Yes, he kept the number, but number doesn't mean anything if he's not calling it.  He could just as easily delete it and write the number on a piece of paper where you can't find it.  The phone number itself is immaterial.  His linking her number to to a different name is not a good sign -- it indicates his intent to conceal.  Whether he chooses to tell the OW about the baby isn't critical.  Maybe she's done with him.  Maybe he's done with her. Maybe it's neither.   The most probable answer is likely somewhere in between.  It's a link to her, and he doesn't want to lose it should he need to reach out to her in the future.  Does it matter still to you if he's not calling?

If you're not going to talk to him about it or if you're not quite ready, then you need to adjust your thinking.  The obsession isn't healthy for you long term.

1. Even though you admitted that it wasn't the best marriage, he still "chose" to be with you, at least in presence.  He also "chose" to have a second child (even though it was more your wants than his).  Maybe this is his way of making an effort towards the marriage or family, especially if he's making the effort to go NC.  If he's truly unhappy, he might eventually break under the weight of scrutiny just as you yourself might in time.  It almost seems you're both trying to figure out how much you can tolerate.  Given your repeated questions about the importance of the phone number, you're clearly bothered by it. 

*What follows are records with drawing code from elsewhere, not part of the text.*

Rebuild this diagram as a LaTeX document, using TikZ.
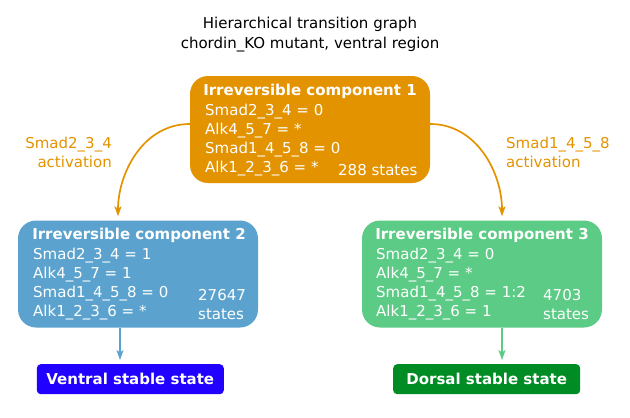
\documentclass[tikz,border=0pt]{standalone}
\usepackage{fontspec}
\setmainfont{DejaVu Sans}
\usetikzlibrary{arrows.meta}

\definecolor{compone}{RGB}{227,147,0}
\definecolor{comptwo}{RGB}{91,163,206}
\definecolor{compthree}{RGB}{92,203,133}
\definecolor{ventralc}{RGB}{34,0,255}
\definecolor{dorsalc}{RGB}{0,140,36}

\tikzset{
  compbox/.style={rounded corners=18pt,minimum width=240pt,minimum height=107pt,inner sep=0pt},
  stablebox/.style={rounded corners=4pt,minimum width=187pt,minimum height=30pt,inner sep=0pt,
    text=white,font=\bfseries\fontsize{15}{18}\selectfont},
  comptitle/.style={anchor=base,inner sep=0pt,text=white,font=\bfseries\fontsize{15}{18}\selectfont},
  comptext/.style={anchor=base west,align=left,inner sep=0pt,text=white,font=\fontsize{15}{19}\selectfont},
  lbl/.style={inner sep=0pt,text=compone,font=\fontsize{15}{19}\selectfont},
  trans/.style={line width=1.7pt,-{Stealth[length=10pt,width=7pt,inset=2.5pt]},shorten >=4pt}
}

\begin{document}
\begin{tikzpicture}[x=1pt,y=-1pt]
  \useasboundingbox (0,0) rectangle (630,418);

  % title (base = last line)
  \node[anchor=base,align=center,inner sep=0pt,font=\fontsize{15}{20}\selectfont] (title) at (310,48)
    {Hierarchical transition graph\\chordin\_KO mutant, ventral region};

  % components
  \node[compbox,fill=compone] (comp1) at (310,129.5) {};
  \node[compbox,fill=comptwo] (comp2) at (138,274) {};
  \node[compbox,fill=compthree] (comp3) at (482,274) {};

  \node[comptitle] (c1title) at (310,95) {Irreversible component 1};
  \node[comptext] (c1vars) at (205,172)
    {Smad2\_3\_4 = 0\\Alk4\_5\_7 = *\\Smad1\_4\_5\_8 = 0\\Alk1\_2\_3\_6 = *};
  \node[comptext] (c1states) at (338,175) {288 states};

  \node[comptitle] (c2title) at (139,239.5) {Irreversible component 2};
  \node[comptext] (c2vars) at (33,316)
    {Smad2\_3\_4 = 1\\Alk4\_5\_7 = 1\\Smad1\_4\_5\_8 = 0\\Alk1\_2\_3\_6 = *};
  \node[comptext] (c2states) at (198,319.5) {27647\\states};

  \node[comptitle] (c3title) at (482,239.5) {Irreversible component 3};
  \node[comptext] (c3vars) at (376,316)
    {Smad2\_3\_4 = 0\\Alk4\_5\_7 = *\\Smad1\_4\_5\_8 = 1:2\\Alk1\_2\_3\_6 = 1};
  \node[comptext] (c3states) at (543,319.5) {4703\\states};

  % stable states
  \node[stablebox,fill=ventralc] (ventral) at (130.3,379.2) {Ventral stable state};
  \node[stablebox,fill=dorsalc] (dorsal) at (486.7,379.2) {Dorsal stable state};

  % transitions
  \draw[trans,compone] ([yshift=5.5pt]comp1.west) to[out=180,in=90] ([xshift=-20pt]comp2.north);
  \draw[trans,compone] ([yshift=5.5pt]comp1.east) to[out=0,in=90] ([xshift=20pt]comp3.north);
  \node[lbl,anchor=base east,align=right] (lbl2) at (112,167) {Smad2\_3\_4\\activation};
  \node[lbl,anchor=base west,align=left] (lbl3) at (506,167) {Smad1\_4\_5\_8\\activation};

  \draw[trans,comptwo] ([xshift=-18pt]comp2.south) -- ([xshift=-18pt]comp2.south |- ventral.north);
  \draw[trans,compthree] ([xshift=20pt]comp3.south) -- ([xshift=20pt]comp3.south |- dorsal.north);
\end{tikzpicture}
\end{document}
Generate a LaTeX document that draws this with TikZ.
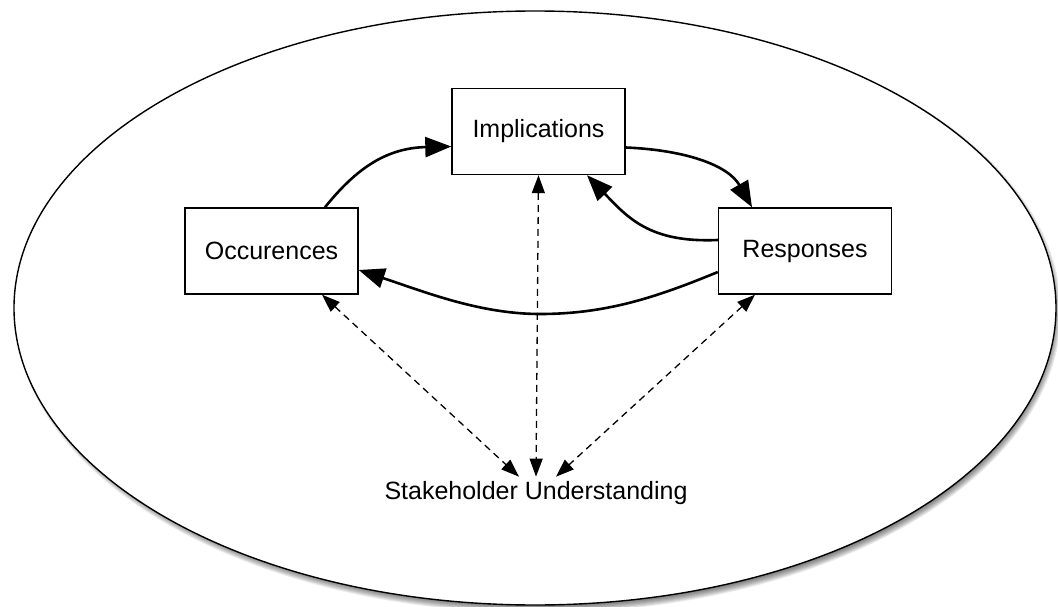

2. Also understand that you have no control over what people do.  This is true for everyone, including that of your husband.   You CANNOT prevent him from contacting anyone he wants to - you will drive yourself mad this way.  Understand that the only control you really have is what YOU do and how you respond to the situation.  That is why advice here to you is push you to think about the longer term.  If his having her number something you can tolerate, then what would you do? 

This is not to say that your marriage is doomed.  By your own admission, it didn't sound like it was a great marriage, but perhaps this might the tipping point when you can both move into marriage counseling and figure out if the marriage can be saved.  Please don't obsess on the phone number.  Whether he kept the number or whether OW knowing you had a baby or not doesn't materially change the situation you need to face regardless.  And that is the state of your own marriage. 

Thank you for your thoughtful answer. But I wish you and others would understand and stop telling me that the number doesn’t mean anything. It does. I don’t see that number as numbers on a phone. It’s a direct link to her. It’s also something that according to him I. His mind, I think was deleted a long time ago.  
And yes it means something even if he isn’t calling it because why else would he have it? As I have said before it would make his life (and mine) easier to delete it so the fact he keeps it there tells me an awful lot.